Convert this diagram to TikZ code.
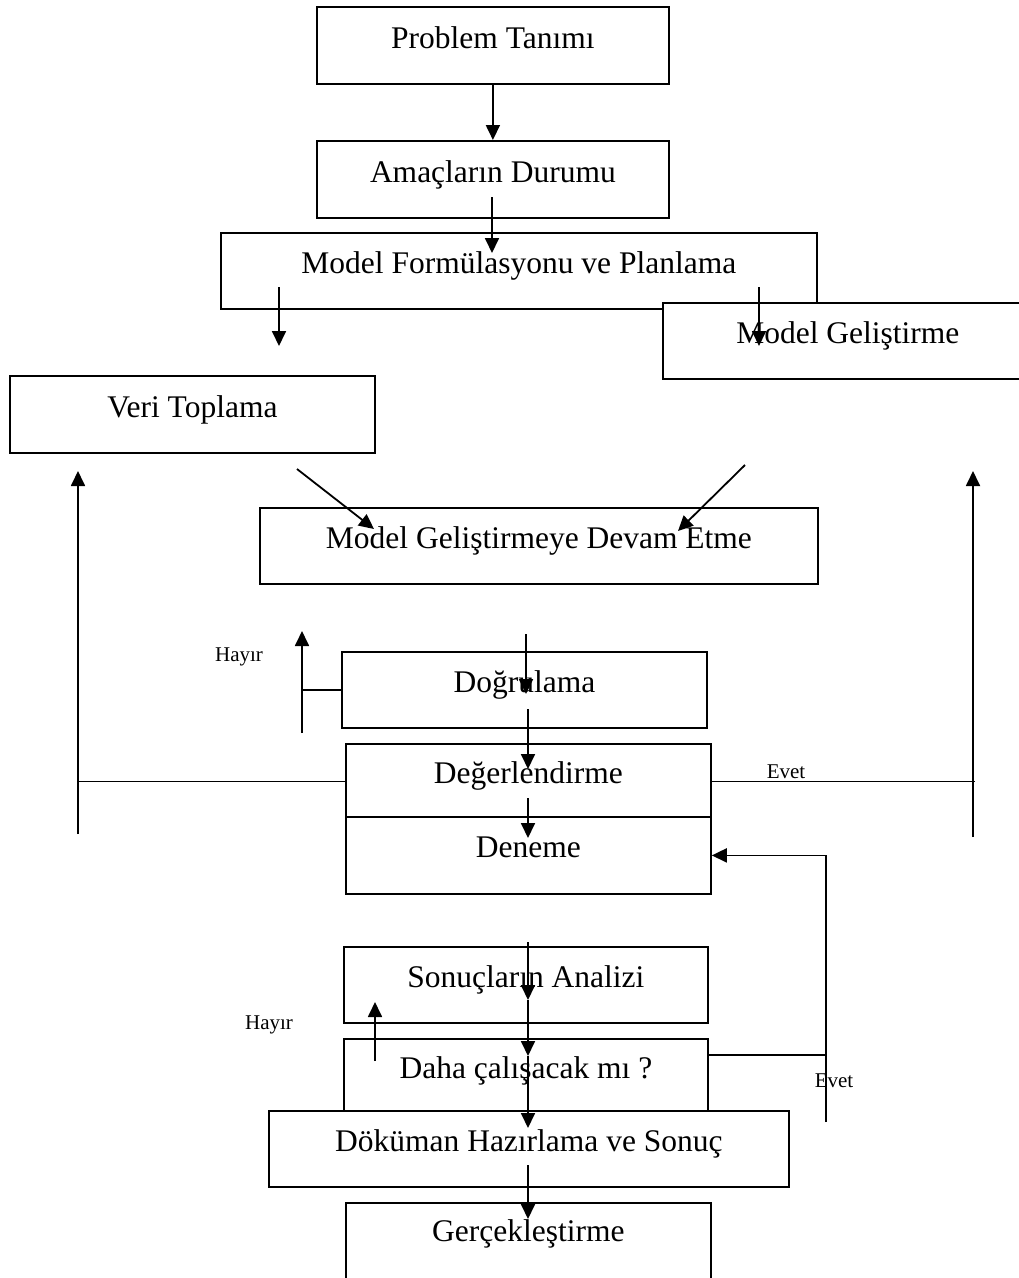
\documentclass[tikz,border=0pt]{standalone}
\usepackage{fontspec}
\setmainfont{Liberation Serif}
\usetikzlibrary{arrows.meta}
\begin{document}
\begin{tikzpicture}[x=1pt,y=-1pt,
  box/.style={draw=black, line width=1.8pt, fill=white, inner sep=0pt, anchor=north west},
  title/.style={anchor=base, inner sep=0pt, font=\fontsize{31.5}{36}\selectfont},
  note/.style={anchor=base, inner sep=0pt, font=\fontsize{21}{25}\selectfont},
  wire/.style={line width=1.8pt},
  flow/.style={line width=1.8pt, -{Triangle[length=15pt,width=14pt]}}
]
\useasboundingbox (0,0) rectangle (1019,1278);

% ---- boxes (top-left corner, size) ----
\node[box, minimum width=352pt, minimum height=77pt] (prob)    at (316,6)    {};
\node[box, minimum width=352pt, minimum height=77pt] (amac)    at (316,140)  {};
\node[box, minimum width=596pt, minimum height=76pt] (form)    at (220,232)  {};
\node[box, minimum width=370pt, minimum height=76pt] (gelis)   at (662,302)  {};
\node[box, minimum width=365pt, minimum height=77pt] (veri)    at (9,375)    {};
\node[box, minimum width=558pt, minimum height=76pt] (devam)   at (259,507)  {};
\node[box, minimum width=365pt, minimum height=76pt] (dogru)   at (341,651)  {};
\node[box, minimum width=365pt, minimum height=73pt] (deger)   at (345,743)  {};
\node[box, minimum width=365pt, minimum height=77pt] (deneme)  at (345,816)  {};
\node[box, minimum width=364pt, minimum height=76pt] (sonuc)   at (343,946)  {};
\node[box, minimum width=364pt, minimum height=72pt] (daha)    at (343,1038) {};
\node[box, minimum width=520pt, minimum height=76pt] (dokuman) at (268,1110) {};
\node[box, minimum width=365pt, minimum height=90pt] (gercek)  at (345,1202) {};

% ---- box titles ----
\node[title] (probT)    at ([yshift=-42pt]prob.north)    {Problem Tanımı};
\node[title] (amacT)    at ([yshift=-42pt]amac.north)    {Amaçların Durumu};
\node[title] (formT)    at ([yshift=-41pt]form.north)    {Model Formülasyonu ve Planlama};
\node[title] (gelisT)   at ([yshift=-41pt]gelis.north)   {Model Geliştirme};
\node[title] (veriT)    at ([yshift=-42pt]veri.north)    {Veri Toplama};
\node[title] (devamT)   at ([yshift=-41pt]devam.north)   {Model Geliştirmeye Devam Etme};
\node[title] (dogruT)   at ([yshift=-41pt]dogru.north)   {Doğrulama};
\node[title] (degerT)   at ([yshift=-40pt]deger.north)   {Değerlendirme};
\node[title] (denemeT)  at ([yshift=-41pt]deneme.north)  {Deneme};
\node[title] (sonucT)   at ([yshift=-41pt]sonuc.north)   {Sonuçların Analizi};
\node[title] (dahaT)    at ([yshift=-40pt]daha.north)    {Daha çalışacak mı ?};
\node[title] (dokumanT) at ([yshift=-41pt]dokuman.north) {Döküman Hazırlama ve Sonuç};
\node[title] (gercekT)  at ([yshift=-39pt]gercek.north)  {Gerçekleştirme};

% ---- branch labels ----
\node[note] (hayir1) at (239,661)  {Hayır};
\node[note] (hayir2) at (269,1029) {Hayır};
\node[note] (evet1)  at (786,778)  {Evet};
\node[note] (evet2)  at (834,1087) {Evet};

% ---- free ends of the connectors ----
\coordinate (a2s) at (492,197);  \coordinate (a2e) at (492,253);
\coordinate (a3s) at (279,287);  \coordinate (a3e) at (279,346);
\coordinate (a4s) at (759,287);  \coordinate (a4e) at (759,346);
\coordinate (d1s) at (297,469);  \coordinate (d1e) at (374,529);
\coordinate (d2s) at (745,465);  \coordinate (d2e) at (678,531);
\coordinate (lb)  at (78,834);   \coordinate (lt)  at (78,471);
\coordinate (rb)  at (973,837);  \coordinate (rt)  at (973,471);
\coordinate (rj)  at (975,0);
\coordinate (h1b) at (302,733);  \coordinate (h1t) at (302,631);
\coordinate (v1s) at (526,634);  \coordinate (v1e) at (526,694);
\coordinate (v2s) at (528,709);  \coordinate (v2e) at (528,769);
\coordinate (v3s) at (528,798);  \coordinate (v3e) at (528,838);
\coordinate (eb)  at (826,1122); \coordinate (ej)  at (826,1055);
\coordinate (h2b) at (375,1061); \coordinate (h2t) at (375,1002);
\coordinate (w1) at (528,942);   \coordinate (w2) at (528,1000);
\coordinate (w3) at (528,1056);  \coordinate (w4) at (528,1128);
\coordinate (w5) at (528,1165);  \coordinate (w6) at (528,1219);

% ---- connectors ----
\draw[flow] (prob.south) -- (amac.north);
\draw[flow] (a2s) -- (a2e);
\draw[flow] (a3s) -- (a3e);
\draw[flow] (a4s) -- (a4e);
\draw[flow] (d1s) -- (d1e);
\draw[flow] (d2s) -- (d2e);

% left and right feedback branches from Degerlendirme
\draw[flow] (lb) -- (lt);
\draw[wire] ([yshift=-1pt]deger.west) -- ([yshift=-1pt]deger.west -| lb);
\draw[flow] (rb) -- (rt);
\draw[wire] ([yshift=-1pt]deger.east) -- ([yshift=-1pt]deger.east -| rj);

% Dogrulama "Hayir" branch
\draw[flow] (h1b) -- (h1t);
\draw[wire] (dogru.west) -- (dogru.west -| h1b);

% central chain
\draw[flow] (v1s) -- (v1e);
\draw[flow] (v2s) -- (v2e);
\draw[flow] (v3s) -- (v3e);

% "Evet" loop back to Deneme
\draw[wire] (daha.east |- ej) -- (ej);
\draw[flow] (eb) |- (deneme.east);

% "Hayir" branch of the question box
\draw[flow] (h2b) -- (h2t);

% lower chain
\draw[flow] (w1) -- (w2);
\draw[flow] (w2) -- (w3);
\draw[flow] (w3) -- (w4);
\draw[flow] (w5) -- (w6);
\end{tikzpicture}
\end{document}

Short exercise ▸ From the material above, copy everything exactly but the pictures.

Solution ▸
Convert this diagram to TikZ code.
\documentclass[tikz,border=0pt]{standalone}
\usepackage{fontspec}
\setmainfont{Liberation Serif}
\usetikzlibrary{arrows.meta}
\begin{document}
\begin{tikzpicture}[x=1pt,y=-1pt,
  box/.style={draw=black, line width=1.8pt, fill=white, inner sep=0pt, anchor=north west},
  title/.style={anchor=base, inner sep=0pt, font=\fontsize{31.5}{36}\selectfont},
  note/.style={anchor=base, inner sep=0pt, font=\fontsize{21}{25}\selectfont},
  wire/.style={line width=1.8pt},
  flow/.style={line width=1.8pt, -{Triangle[length=15pt,width=14pt]}}
]
\useasboundingbox (0,0) rectangle (1019,1278);

% ---- boxes (top-left corner, size) ----
\node[box, minimum width=352pt, minimum height=77pt] (prob)    at (316,6)    {};
\node[box, minimum width=352pt, minimum height=77pt] (amac)    at (316,140)  {};
\node[box, minimum width=596pt, minimum height=76pt] (form)    at (220,232)  {};
\node[box, minimum width=370pt, minimum height=76pt] (gelis)   at (662,302)  {};
\node[box, minimum width=365pt, minimum height=77pt] (veri)    at (9,375)    {};
\node[box, minimum width=558pt, minimum height=76pt] (devam)   at (259,507)  {};
\node[box, minimum width=365pt, minimum height=76pt] (dogru)   at (341,651)  {};
\node[box, minimum width=365pt, minimum height=73pt] (deger)   at (345,743)  {};
\node[box, minimum width=365pt, minimum height=77pt] (deneme)  at (345,816)  {};
\node[box, minimum width=364pt, minimum height=76pt] (sonuc)   at (343,946)  {};
\node[box, minimum width=364pt, minimum height=72pt] (daha)    at (343,1038) {};
\node[box, minimum width=520pt, minimum height=76pt] (dokuman) at (268,1110) {};
\node[box, minimum width=365pt, minimum height=90pt] (gercek)  at (345,1202) {};

% ---- box titles ----
\node[title] (probT)    at ([yshift=-42pt]prob.north)    {Problem Tanımı};
\node[title] (amacT)    at ([yshift=-42pt]amac.north)    {Amaçların Durumu};
\node[title] (formT)    at ([yshift=-41pt]form.north)    {Model Formülasyonu ve Planlama};
\node[title] (gelisT)   at ([yshift=-41pt]gelis.north)   {Model Geliştirme};
\node[title] (veriT)    at ([yshift=-42pt]veri.north)    {Veri Toplama};
\node[title] (devamT)   at ([yshift=-41pt]devam.north)   {Model Geliştirmeye Devam Etme};
\node[title] (dogruT)   at ([yshift=-41pt]dogru.north)   {Doğrulama};
\node[title] (degerT)   at ([yshift=-40pt]deger.north)   {Değerlendirme};
\node[title] (denemeT)  at ([yshift=-41pt]deneme.north)  {Deneme};
\node[title] (sonucT)   at ([yshift=-41pt]sonuc.north)   {Sonuçların Analizi};
\node[title] (dahaT)    at ([yshift=-40pt]daha.north)    {Daha çalışacak mı ?};
\node[title] (dokumanT) at ([yshift=-41pt]dokuman.north) {Döküman Hazırlama ve Sonuç};
\node[title] (gercekT)  at ([yshift=-39pt]gercek.north)  {Gerçekleştirme};

% ---- branch labels ----
\node[note] (hayir1) at (239,661)  {Hayır};
\node[note] (hayir2) at (269,1029) {Hayır};
\node[note] (evet1)  at (786,778)  {Evet};
\node[note] (evet2)  at (834,1087) {Evet};

% ---- free ends of the connectors ----
\coordinate (a2s) at (492,197);  \coordinate (a2e) at (492,253);
\coordinate (a3s) at (279,287);  \coordinate (a3e) at (279,346);
\coordinate (a4s) at (759,287);  \coordinate (a4e) at (759,346);
\coordinate (d1s) at (297,469);  \coordinate (d1e) at (374,529);
\coordinate (d2s) at (745,465);  \coordinate (d2e) at (678,531);
\coordinate (lb)  at (78,834);   \coordinate (lt)  at (78,471);
\coordinate (rb)  at (973,837);  \coordinate (rt)  at (973,471);
\coordinate (rj)  at (975,0);
\coordinate (h1b) at (302,733);  \coordinate (h1t) at (302,631);
\coordinate (v1s) at (526,634);  \coordinate (v1e) at (526,694);
\coordinate (v2s) at (528,709);  \coordinate (v2e) at (528,769);
\coordinate (v3s) at (528,798);  \coordinate (v3e) at (528,838);
\coordinate (eb)  at (826,1122); \coordinate (ej)  at (826,1055);
\coordinate (h2b) at (375,1061); \coordinate (h2t) at (375,1002);
\coordinate (w1) at (528,942);   \coordinate (w2) at (528,1000);
\coordinate (w3) at (528,1056);  \coordinate (w4) at (528,1128);
\coordinate (w5) at (528,1165);  \coordinate (w6) at (528,1219);

% ---- connectors ----
\draw[flow] (prob.south) -- (amac.north);
\draw[flow] (a2s) -- (a2e);
\draw[flow] (a3s) -- (a3e);
\draw[flow] (a4s) -- (a4e);
\draw[flow] (d1s) -- (d1e);
\draw[flow] (d2s) -- (d2e);

% left and right feedback branches from Degerlendirme
\draw[flow] (lb) -- (lt);
\draw[wire] ([yshift=-1pt]deger.west) -- ([yshift=-1pt]deger.west -| lb);
\draw[flow] (rb) -- (rt);
\draw[wire] ([yshift=-1pt]deger.east) -- ([yshift=-1pt]deger.east -| rj);

% Dogrulama "Hayir" branch
\draw[flow] (h1b) -- (h1t);
\draw[wire] (dogru.west) -- (dogru.west -| h1b);

% central chain
\draw[flow] (v1s) -- (v1e);
\draw[flow] (v2s) -- (v2e);
\draw[flow] (v3s) -- (v3e);

% "Evet" loop back to Deneme
\draw[wire] (daha.east |- ej) -- (ej);
\draw[flow] (eb) |- (deneme.east);

% "Hayir" branch of the question box
\draw[flow] (h2b) -- (h2t);

% lower chain
\draw[flow] (w1) -- (w2);
\draw[flow] (w2) -- (w3);
\draw[flow] (w3) -- (w4);
\draw[flow] (w5) -- (w6);
\end{tikzpicture}
\end{document}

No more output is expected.